The employee phoned one of the employer's owners on Friday, November 2, apparently to find out whether he was still employed. This owner stated he would have to consult with the other owner. After doing so, the owner told the employee on Monday, November 5, that he had been fired.

The separation was a discharge. The next question then is whether the record supports a conclusion it was for misconduct.

It should first be noted that Wis. Stat. § 108.04(5g) does not apply here because, although the employer has a written attendance policy (exhibit #1), this policy does not define what constitutes a single occurrence of absenteeism as required by Wis. Stat. § 108.04(5g)(d)1.a.; the record does not show that the employer had given the employee at least one warning within the 12-month period preceding the discharge, as required by Wis. Stat. § 108.04(5g)(d)3.; and the record does not establish that the employer's policy was required to be applied uniformly to all employees within the meaning of Wis. Stat. § 108.04(5g)(d)4.

The remaining question then is whether the employee's attendance record meets the general misconduct standard set forth in Boynton Cab v. Neubeck, 237 Wis. 249, 296 N.W. 636 (1941).

The commission has been consistent in holding, except in those cases in which the alleged conduct is sufficiently egregious, that, before there can be a finding of misconduct, the employee has to be aware or have reason to be aware that his job is in jeopardy or will be if he engages in the subject conduct. See, e.g., Hainz v.

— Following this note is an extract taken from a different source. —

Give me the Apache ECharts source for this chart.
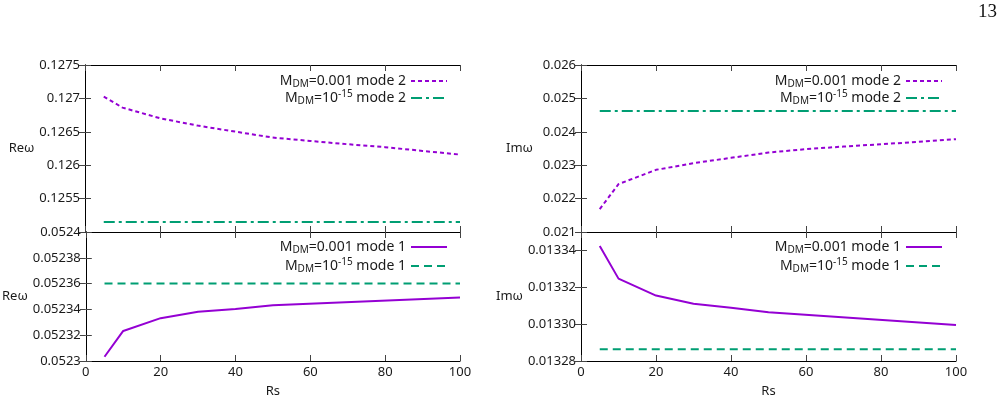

Nelson Industries, Inc., UI Hearing No. 00003095MD (LIRC Oct. 3, 2000); Kovach v. Farm/Fleet Janesville, Inc., UI Hearing No. 05005166WK (LIRC Feb. 24, 2006).

Eight no call/no show absences in a two-week period of time would be sufficiently egregious to support a conclusion of misconduct even in the absence of warning.

However, there is another factor to be considered here. Not only did the employee put the employer on notice that he was having personal problems which may interfere with his ability to report to work, and the employer's only response to this notice was "Yeah;" but the employee attended work on October 29, between the two four-day periods of no call/no show absences, and the employer did not address his attendance record with him at that time. This establishes that the employer was implicitly condoning the employee's absences/lack of notice, which could reasonably have led the employee to understand, as he claims, that he could continue incurring such no call/no show absences without penalty.

This condonation prevents a conclusion of misconduct here. See, Dykstra v. Sulzer Machine & Mfg. Inc., UI Hearing No. 06201124RH (LIRC Oct. 6, 2006); White v. Riverside Coal, Inc., UI Hearing No. 02008327MD (LIRC July 31, 2003)(employee did not have reason to be aware that job in jeopardy where employer failed to take action despite employee's continuing pattern of tardiness and no call/no show absences).

The employer asserts in its petition that owner Eric Akey tried on numerous occasions to get in touch with the employee to discuss his attendance record, but the employee did not return his calls. This is not in the hearing record.